Il fatto che la metodologia usata non sia stata in grado di cogliere tutte le dimensioni critiche e che noi per primi abbiamo faticato ad utilizzarla non significa che il tema non sia comunque di fondamentale importanza.
D. Come pensate che dovrebbero essere configurati i modelli e gli strumenti di risk management per essere coerenti ed adeguati con le esigenze di presidio dei piani di innovazione organizzativa della P.A.?

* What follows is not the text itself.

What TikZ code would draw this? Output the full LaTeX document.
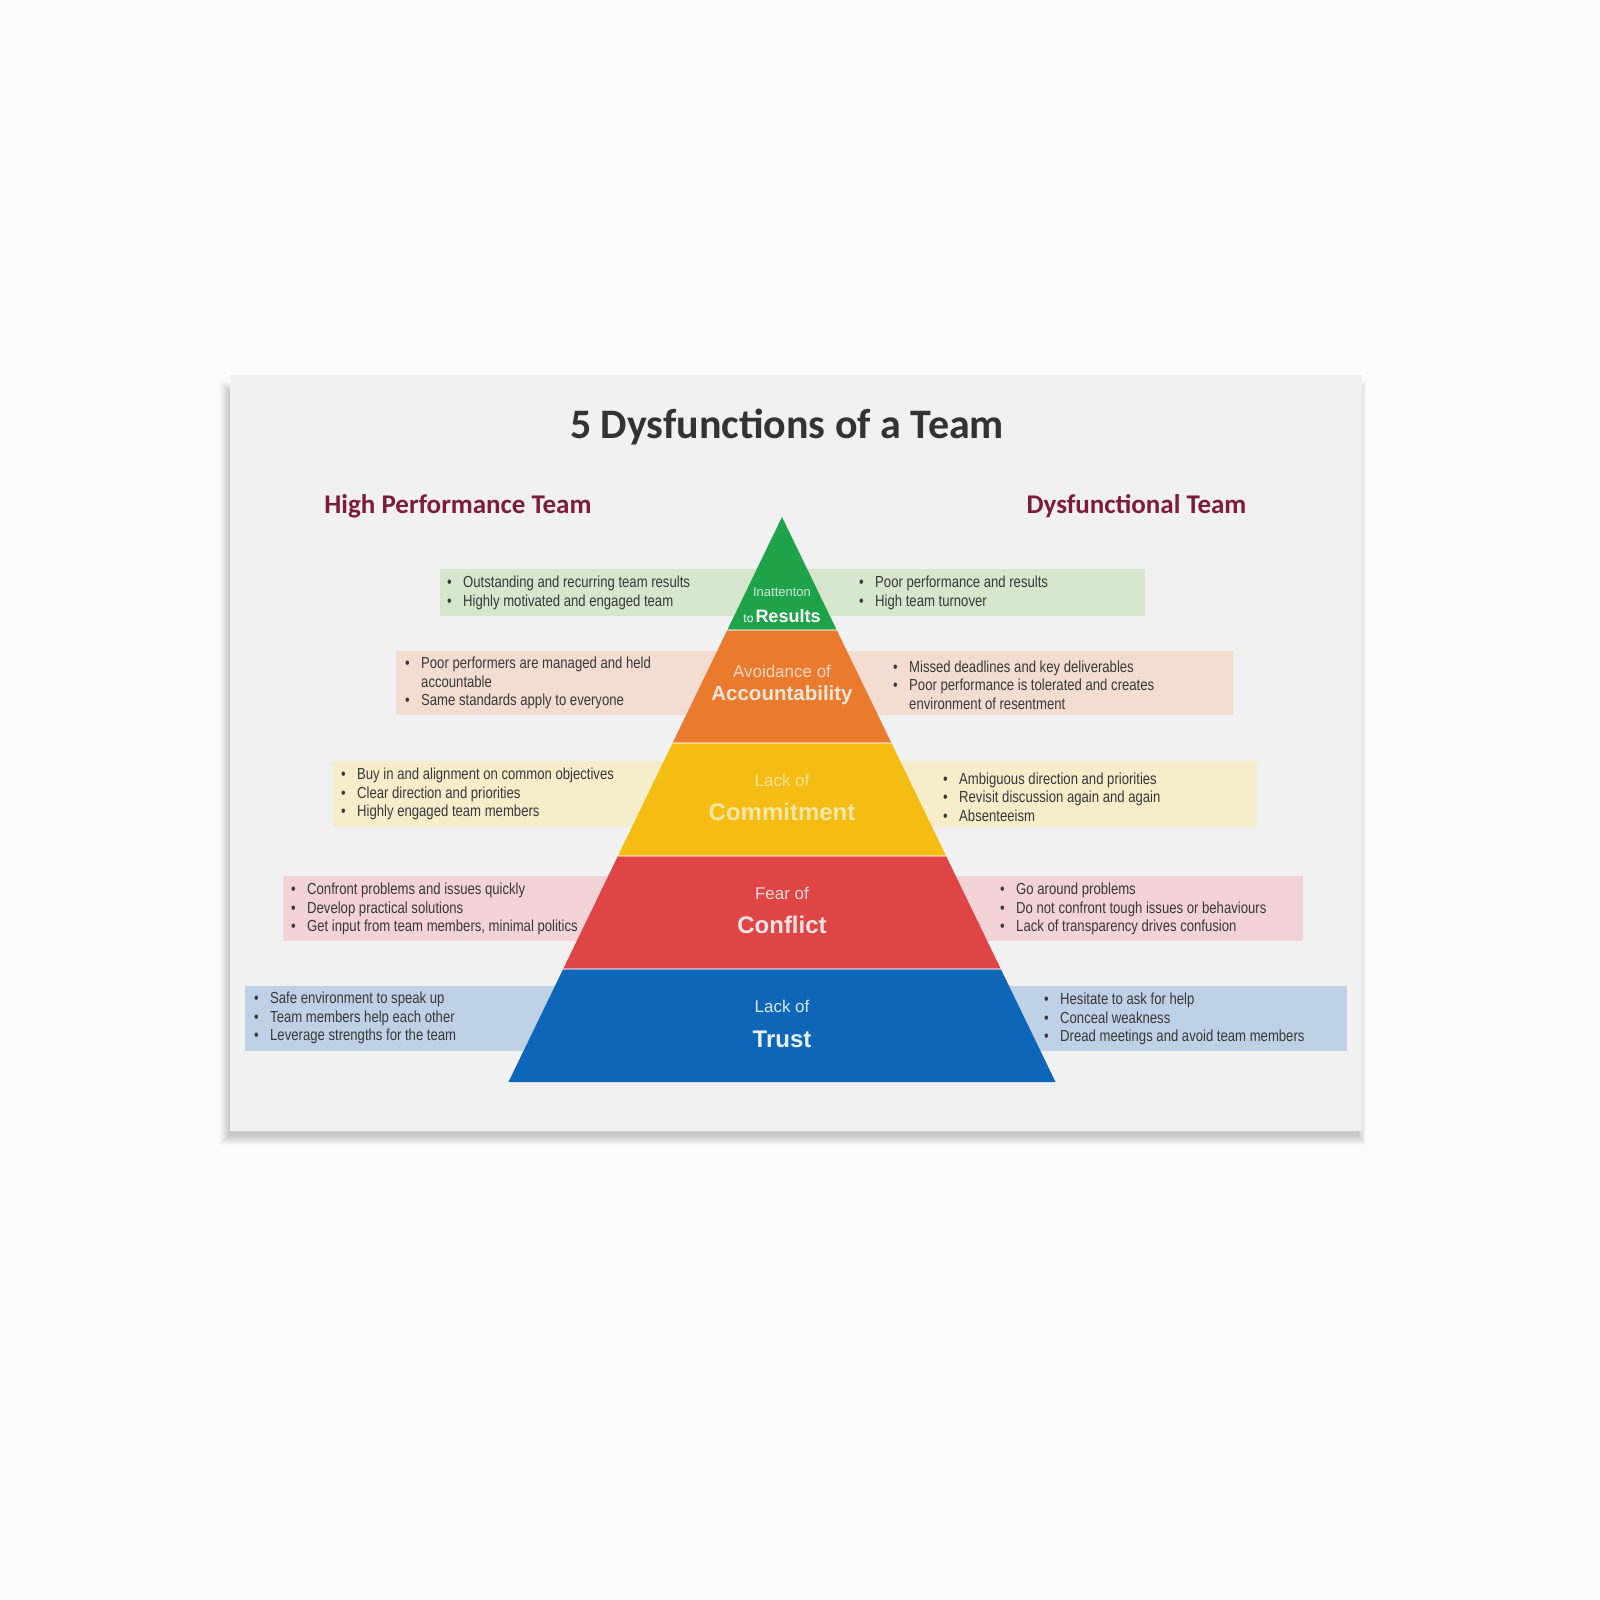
\documentclass[tikz,border=0pt]{standalone}
\usepackage{fontspec}
\setmainfont{Liberation Sans}
\newfontfamily\titlefont{Carlito}
\newfontfamily\narrowfont[FakeStretch=0.82]{Liberation Sans}
\newfontfamily\labelfont{Liberation Sans}
\definecolor{bgc}{HTML}{FBFBFB}
\definecolor{cardc}{HTML}{F1F1F1}
\definecolor{titlec}{HTML}{333333}
\definecolor{subc}{HTML}{7E1A3C}
\definecolor{txtc}{HTML}{383838}
\definecolor{lgreen}{HTML}{1FA34A}
\definecolor{lorange}{HTML}{E97A2E}
\definecolor{lyellow}{HTML}{F5BD14}
\definecolor{lred}{HTML}{DF4545}
\definecolor{lblue}{HTML}{0D66B7}
\definecolor{bgreen}{HTML}{D6E7CD}
\definecolor{bpeach}{HTML}{F3DDD0}
\definecolor{byellow}{HTML}{F6EDCB}
\definecolor{bpink}{HTML}{F4D3D6}
\definecolor{bblue}{HTML}{BED1E7}
\newcommand\bl{\makebox[16pt][l]{\textbullet}}
\newcommand\ind{\hspace*{16pt}}
\begin{document}
\begin{tikzpicture}[x=1pt,y=-1pt,
  bullets/.style={anchor=west, inner sep=0pt, align=left, text=txtc,
    font=\narrowfont\fontsize{16}{18.4}\selectfont},
  small/.style={inner sep=0pt, font=\labelfont\fontsize{17}{17}\selectfont},
  big/.style={inner sep=0pt, font=\labelfont\bfseries\fontsize{24}{24}\selectfont},
  sub/.style={anchor=base, inner sep=0pt, text=subc,
    font=\titlefont\bfseries\fontsize{27}{27}\selectfont}]
\useasboundingbox (0,0) rectangle (1600,1600);
\fill[bgc] (0,0) rectangle (1600,1600);
% shadow
\foreach \s in {0,...,9}
  \fill[black,opacity=0.02] (220+\s,382+\s) rectangle (1366-\s*0.8,1145-\s);
% card
\fill[cardc] (230,375) rectangle (1362,1131);
% bands
\fill[bgreen] (440,569) rectangle (1145,616);
\fill[bpeach] (396,651) rectangle (1233,715);
\fill[byellow] (333,761) rectangle (1257,827);
\fill[bpink] (283,876) rectangle (1303,941);
\fill[bblue] (245,986) rectangle (1347,1051);
% pyramid
\fill[lgreen] (782,517) -- (836.7,630) -- (727.3,630) -- cycle;
\fill[lorange] (727.3,630) -- (836.7,630) -- (891.4,743) -- (672.6,743) -- cycle;
\fill[lyellow] (672.6,743) -- (891.4,743) -- (946.1,856) -- (617.9,856) -- cycle;
\fill[lred] (617.9,856) -- (946.1,856) -- (1000.8,969) -- (563.2,969) -- cycle;
\fill[lblue] (563.2,969) -- (1000.8,969) -- (1055.5,1082) -- (508.5,1082) -- cycle;
\draw[white,opacity=0.45,line width=1.5pt] (727.3,630) -- (836.7,630)
  (672.6,743) -- (891.4,743) (617.9,856) -- (946.1,856) (563.2,969) -- (1000.8,969);
% pyramid labels
\node[inner sep=0pt, text=white!78!lgreen, font=\labelfont\fontsize{13}{13}\selectfont] (inat) at (782,592) {Inattenton};
\node[inner sep=0pt, text=white, font=\labelfont\fontsize{12}{12}\selectfont] (res) at (782,616) {to\,{\bfseries\fontsize{18}{18}\selectfont Results}};
\node[small, text=white!70!lorange] (avo) at (782,671) {Avoidance of};
\node[inner sep=0pt, text=white!82!lorange, font=\labelfont\bfseries\fontsize{20.5}{20.5}\selectfont] (acc) at (782,695) {Accountability};
\node[small, text=white!55!lyellow] (lc) at (782,780) {Lack of};
\node[big, text=white!62!lyellow] (com) at (782,812) {Commitment};
\node[small, text=white!80!lred] (fo) at (782,893) {Fear of};
\node[big, text=white!85!lred] (con) at (782,925) {Conflict};
\node[small, text=white!85!lblue] (lt) at (782,1006) {Lack of};
\node[big, text=white!90!lblue] (tru) at (782,1039) {Trust};
% titles
\node[anchor=base, inner sep=0pt, text=titlec, font=\titlefont\bfseries\fontsize{42}{42}\selectfont] (title) at (787,438) {5 Dysfunctions of a Team};
\node[sub] (hpt) at (458,513) {High Performance Team};
\node[sub] (dft) at (1136.5,513) {Dysfunctional Team};
% bullets left
\node[bullets] (l1) at (447,593) {\bl Outstanding and recurring team results\\\bl Highly motivated and engaged team};
\node[bullets] (l2) at (405,683) {\bl Poor performers are managed and held\\\ind accountable\\\bl Same standards apply to everyone};
\node[bullets] (l3) at (341,794) {\bl Buy in and alignment on common objectives\\\bl Clear direction and priorities\\\bl Highly engaged team members};
\node[bullets] (l4) at (291,909) {\bl Confront problems and issues quickly\\\bl Develop practical solutions\\\bl Get input from team members, minimal politics};
\node[bullets] (l5) at (254,1018) {\bl Safe environment to speak up\\\bl Team members help each other\\\bl Leverage strengths for the team};
% bullets right
\node[bullets] (r1) at (859,593) {\bl Poor performance and results\\\bl High team turnover};
\node[bullets] (r2) at (893,685) {\bl Missed deadlines and key deliverables\\\bl Poor performance is tolerated and creates\\\ind environment of resentment};
\node[bullets] (r3) at (943,797) {\bl Ambiguous direction and priorities\\\bl Revisit discussion again and again\\\bl Absenteeism};
\node[bullets] (r4) at (1000,909) {\bl Go around problems\\\bl Do not confront tough issues or behaviours\\\bl Lack of transparency drives confusion};
\node[bullets] (r5) at (1044,1019) {\bl Hesitate to ask for help\\\bl Conceal weakness\\\bl Dread meetings and avoid team members};
\end{tikzpicture}
\end{document}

R. L’impianto metodologico del risk management in ambito pubblico dovrebbe essere molto più flessibile da una parte e molto più multi-livello dall’altra. Come ho già detto, non si possono mutuare tecniche di natura produttiva in contesti e task come questi. Probabilmente dobbiamo partire un po’ da zero abbandonando questi modelli di analisi ed azione.
Per tornare all’esperienza fatta, la sola analisi degli stakeholder è molto più complessa di quanto si preveda nei modelli aziendali ed è molto più legata a valutazioni qualitative difficili da “qualificare”. Gestire gli interessi interni ed esterni nell’ambito di un progetto di cambiamento nella P.A. non è solo un problema di numero, ma di posizionamento di ciascun attore.
Potremmo lavorare, piuttosto che su un metodo, su una check list di dimensioni e di fenomeni da osservare ed analizzare, per verificare che tutte le sfaccettature più importanti del sistema delle relazioni che ruotano attorno al progetto di cambiamento siano state osservate, pesate, definite. L’approccio magari è più semplicistico di quello tipicamente industriale, ma è certamente anche più praticabile. Anche perché nel sistema delle relazioni politiche ed istituzionali le valutazioni non possono essere fatte solo a livello tecnico ma sulla base delle analisi che gli stessi attori delle relazioni fanno.